Tant pis pour la diatribe. Reste alors une comédie irrévérencieuse aux dialogues tirés au cordeau. Beigbeder n’a pas son pareil pour écrire des répliques qui claquent. Des punchlines et autres formules toutes faites qui s’apprécient d’autant plus qu’elles sont prononcées par Gaspard Proust, alter ego idoine du romancier, et Audrey Fleurot. La comédienne obtient enfin un rôle comique à sa juste valeur. Mais l’acteur qui s’en sort encore le mieux, c’est Jonathan Lambert, fantastique en patron(ne) d’une multinationale. Un César du meilleur second rôle ? Mille fois oui ! « Parce qu’il le vaut bien… » Même si on rêvasse : l’Académie n’est toujours pas prête à sacrer des comédies. Et puis, il ne faudrait pas fâcher les sponsors et partenaires, quasiment tous issus de l’empire du luxe et de la beauté…

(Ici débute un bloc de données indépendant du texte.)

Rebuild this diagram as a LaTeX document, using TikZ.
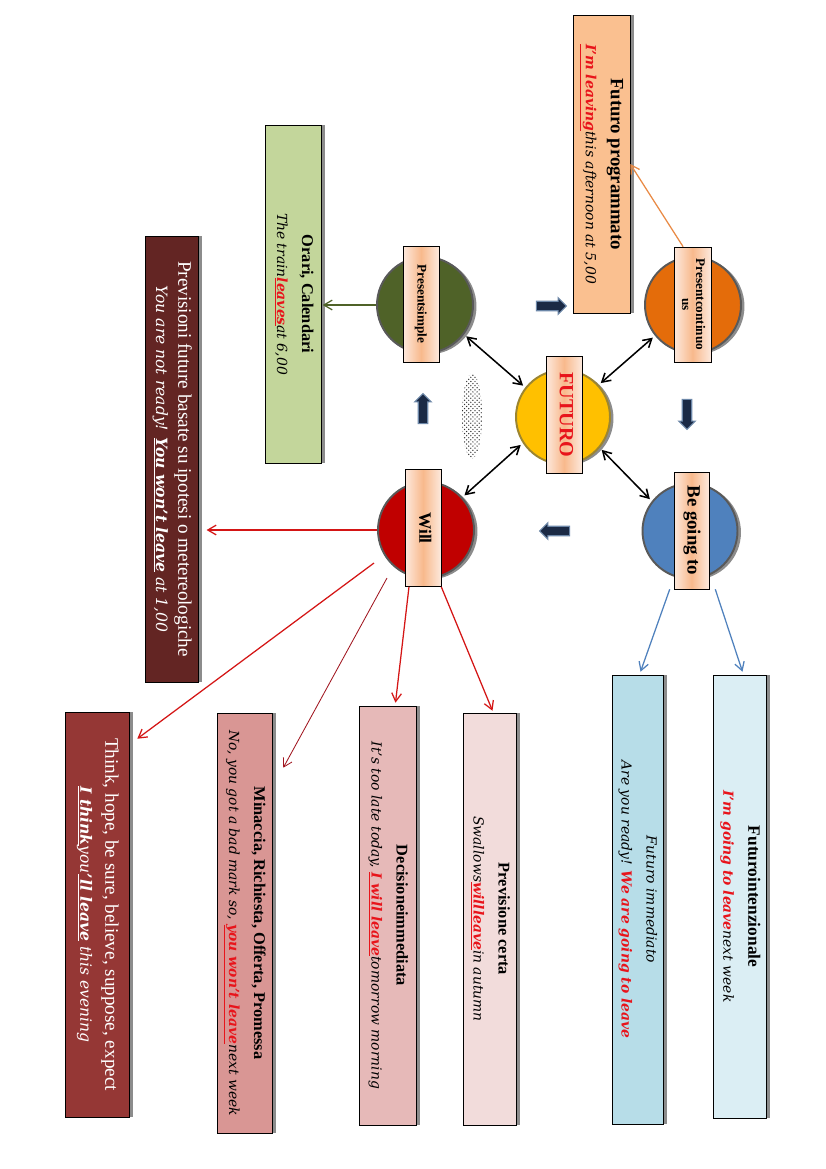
\documentclass[tikz,border=0pt]{standalone}
\usepackage{graphicx}
\usepackage{fontspec}
\setmainfont{Liberation Serif}
\newfontfamily\exfont{DejaVu Serif}
\usetikzlibrary{arrows.meta,calc,shapes.geometric,shapes.arrows,shadows,patterns}
\definecolor{peach}{HTML}{FAC090}
\definecolor{progarrow}{HTML}{E98A45}
\definecolor{pcontfill}{HTML}{E46C0A}
\definecolor{psimplefill}{HTML}{4F6228}
\definecolor{futurofill}{HTML}{FFC000}
\definecolor{futuroedge}{HTML}{9C8530}
\definecolor{willfill}{HTML}{C00000}
\definecolor{goingfill}{HTML}{4F81BD}
\definecolor{tagedge}{HTML}{FDE9DD}
\definecolor{tagmid}{HTML}{F8B98C}
\definecolor{orarifill}{HTML}{C3D69B}
\definecolor{previfill}{HTML}{632523}
\definecolor{thinkfill}{HTML}{953735}
\definecolor{minacciafill}{HTML}{D99694}
\definecolor{decisionefill}{HTML}{E6B9B8}
\definecolor{certafill}{HTML}{F2DCDB}
\definecolor{immediatofill}{HTML}{B7DDE8}
\definecolor{intenzfill}{HTML}{DBEEF4}
\definecolor{hilite}{HTML}{E8141B}
\definecolor{arrowred}{HTML}{D41515}
\definecolor{darkred}{HTML}{A0141E}
\definecolor{navyfill}{HTML}{1B2A45}
\definecolor{slateedge}{HTML}{6C87A8}
\newcommand{\vlabel}[1]{\rotatebox{-90}{\begin{tabular}{@{}c@{}}#1\end{tabular}}}
\newcommand{\headfont}{\fontsize{11.8}{13}\selectfont}
\newcommand{\bighead}{\fontsize{13.8}{15}\selectfont}
\newcommand{\exline}{\exfont\itshape\fontsize{10}{11}\selectfont}
\newcommand{\bigex}{\exfont\itshape\fontsize{11.2}{12}\selectfont}
\newcommand{\keyword}[1]{\textcolor{hilite}{\bfseries\underline{#1}}}
\newcommand{\strongul}[1]{\textbf{\underline{#1}}}
\newcommand{\rowgap}{6pt}
\tikzset{
  infobox/.style={
    rectangle, draw=black, fill=#1, thin, inner sep=2pt,
    drop shadow={shadow xshift=2.8pt, shadow yshift=0pt, fill=black!45, opacity=1}
  },
  infobox/.default=peach,
  boxsize/.style 2 args={minimum width=#1*0.72pt, minimum height=#2*0.72pt},
  bubble/.style={
    circle, fill=#1, draw=black!65, line width=1.4pt,
    minimum size=96*0.72pt, inner sep=0pt,
    drop shadow={shadow xshift=2.5pt, shadow yshift=-1pt, fill=black!45, opacity=1}
  },
  tenselabel/.style={
    rectangle, draw=black, thin, inner sep=1pt,
    left color=tagedge, right color=tagedge, middle color=tagmid,
    font=\bfseries
  },
  linkarrow/.style={-{Straight Barb[length=6pt,width=7pt]}, line width=0.9pt, draw=#1},
  linkarrow/.default=arrowred,
  twoway/.style={
    {Straight Barb[length=6pt,width=7pt]}-{Straight Barb[length=6pt,width=7pt]},
    line width=1.1pt, black, shorten <=2pt, shorten >=2pt
  },
  cyclearrow/.style={
    single arrow, draw=slateedge, fill=navyfill, line width=0.8pt,
    minimum height=30*0.72pt, single arrow head extend=2.5pt,
    inner sep=3pt, shape border rotate=#1
  },
}

\begin{document}
\begin{tikzpicture}[x=0.72pt, y=-0.72pt]
  \useasboundingbox (0,0) rectangle (826,1169);
  \fill[white] (0,0) rectangle (826,1169);

  % Tense bubbles
  \node[bubble=futurofill, draw=futuroedge, minimum size=94*0.72pt] (futuro) at (563,417) {};
  \node[bubble=pcontfill] (pcont) at (693,305) {};
  \node[bubble=psimplefill] (psimple) at (425,305) {};
  \node[bubble=willfill] (will) at (426,530) {};
  \node[bubble=goingfill, minimum size=95*0.72pt] (going) at (690,531) {};
  \node[ellipse, pattern=crosshatch dots, pattern color=black!80, inner sep=0pt,
        minimum width=20*0.72pt, minimum height=85*0.72pt] (stipple) at (472,416) {};

  % Labels on the bubbles
  \node[tenselabel, boxsize={36}{117}] (futuroLbl) at (564,415)
    {\vlabel{\fontsize{14.5}{15}\selectfont\color{hilite}FUTURO}};
  \node[tenselabel, boxsize={37}{115}] (pcontLbl) at (692.5,304.5)
    {\vlabel{\fontsize{9.5}{10}\selectfont Presentcontinuo\\[-2pt]\fontsize{9.5}{10}\selectfont us}};
  \node[tenselabel, boxsize={36}{116}] (psimpleLbl) at (421,304)
    {\vlabel{\fontsize{9.5}{10}\selectfont Presentsimple}};
  \node[tenselabel, boxsize={36}{117}] (willLbl) at (423,528)
    {\vlabel{\fontsize{12.5}{13}\selectfont Will}};
  \node[tenselabel, boxsize={35}{117}] (goingLbl) at (691.5,530.5)
    {\vlabel{\fontsize{13.5}{14}\selectfont Be going to}};

  % Cycle arrows
  \node[cyclearrow=0] (toPcont) at (549,306) {};
  \node[cyclearrow=270] (toGoing) at (687,412) {};
  \node[cyclearrow=180] (toWill) at (557,531) {};
  \node[cyclearrow=90] (toSimple) at (423,411) {};

  % Boxes
  \node[infobox=peach, boxsize={57}{298}] (prog) at (601.5,164)
    {\vlabel{\fontsize{13.5}{14}\selectfont\bfseries Futuro programmato\\[\rowgap]
      \exline\keyword{I’m leaving}this afternoon at 5,00}};
  \node[infobox=orarifill, boxsize={56}{338}] (orari) at (293,294)
    {\vlabel{\headfont\bfseries Orari, Calendari\\[\rowgap]
      \exline The train\keyword{leaves}at 6,00}};
  \node[infobox=previfill, boxsize={53}{446}, text=white] (previsioni) at (171.5,459)
    {\vlabel{\bighead Previsioni future basate su ipotesi o metereologiche\\[4pt]
      \bigex You are not ready! \strongul{You won’t leave} at 1,00}};
  \node[infobox=thinkfill, boxsize={64}{405}, text=white] (think) at (97,914.5)
    {\vlabel{\bighead Think, hope, be sure, believe, suppose, expect\\[\rowgap]
      \bigex\strongul{I think}you\strongul{’ll leave} this evening}};
  \node[infobox=minacciafill, boxsize={55}{420}] (minaccia) at (244.5,923)
    {\vlabel{\headfont\bfseries Minaccia, Richiesta, Offerta, Promessa\\[\rowgap]
      \exline No, you got a bad mark so, \keyword{you won’t leave}next week}};
  \node[infobox=decisionefill, boxsize={57}{419}] (decisione) at (387.5,915.5)
    {\vlabel{\headfont\bfseries Decisioneimmediata\\[\rowgap]
      \exline It’s too late today, \keyword{I will leave}tomorrow morning}};
  \node[infobox=certafill, boxsize={53}{412}] (certa) at (489.5,919)
    {\vlabel{\headfont\bfseries Previsione certa\\[\rowgap]
      \exline Swallows\keyword{willleave}in autumn}};
  \node[infobox=immediatofill, boxsize={51}{449}] (immediato) at (637.5,899.5)
    {\vlabel{\exline Futuro immediato\\[\rowgap]
      \exline Are you ready! \textcolor{hilite}{\bfseries We are going to leave}}};
  \node[infobox=intenzfill, boxsize={53}{443}] (intenz) at (739.5,896.5)
    {\vlabel{\fontsize{12.5}{13}\selectfont\bfseries Futurointenzionale\\[\rowgap]
      \exline\textcolor{hilite}{\bfseries I’m going to leave}next week}};

  % Arrows between the bubbles
  \draw[twoway] (psimple.-37) -- (futuro.142);
  \draw[twoway] (pcont.219) -- (futuro.42);
  \draw[twoway] (will.42) -- (futuro.213);
  \draw[twoway] (going.142) -- (futuro.320);

  % Arrows to the boxes
  \coordinate (thinkTail) at (374,563);
  \coordinate (minacciaTail) at (387,578);
  \draw[linkarrow=progarrow] ($(pcontLbl.north)!0.5!(pcontLbl.north west)$) -- (prog.east);
  \draw[linkarrow=psimplefill, shorten >=1pt] (psimple.west) -- (psimple.west -| orari.east);
  \draw[linkarrow, shorten >=6pt] (will.west) -- (will.west -| previsioni.east);
  \draw[linkarrow] (thinkTail) -- ($(think.north east)+(8,27)$);
  \draw[linkarrow=darkred, line width=0.6pt] (minacciaTail) -- ($(minaccia.north east)+(11,55)$);
  \draw[linkarrow] ($(willLbl.south)+(-14,0)$) -- ($(decisione.north)+(8,-3)$);
  \draw[linkarrow] (willLbl.south east) -- ($(certa.north)+(3,-2)$);
  \draw[linkarrow=goingfill] ($(goingLbl.south west)+(-4,0)$) -- ($(immediato.north)+(3,-3)$);
  \draw[linkarrow=goingfill] ($(goingLbl.south east)+(6,0)$) -- ($(intenz.north)+(3,-3)$);
\end{tikzpicture}
\end{document}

Si « L’Idéal » part sur les chapeaux de roue, le métrage ne tarde toutefois pas à montrer ses limites. Plusieurs maladresses viennent ainsi gâcher le plaisir du cinéphile : le scénario, cousu de fil blanc, ne manque pas de flotter par moments ; certaines séquences sont maladroites voire totalement ratées (le caméo incompréhensible de Beigbeder); la direction d’acteurs ne convainc pas entièrement (Fleurot en roue libre lors d’une bacchanale endiablée). En outre, Beigbeder, tel un enfant à qui on aurait donné tous les jouets, n’évite pas les excès et, pis encore, aime se regarder filmer : certaines scènes et l’un ou l’autre gag tirent en longueur. Enfin, le happy end « bisounours » réduit fortement la férocité et la perversité de sa farce et finit par donner une impression mitigée au spectateur qui reste de marbre.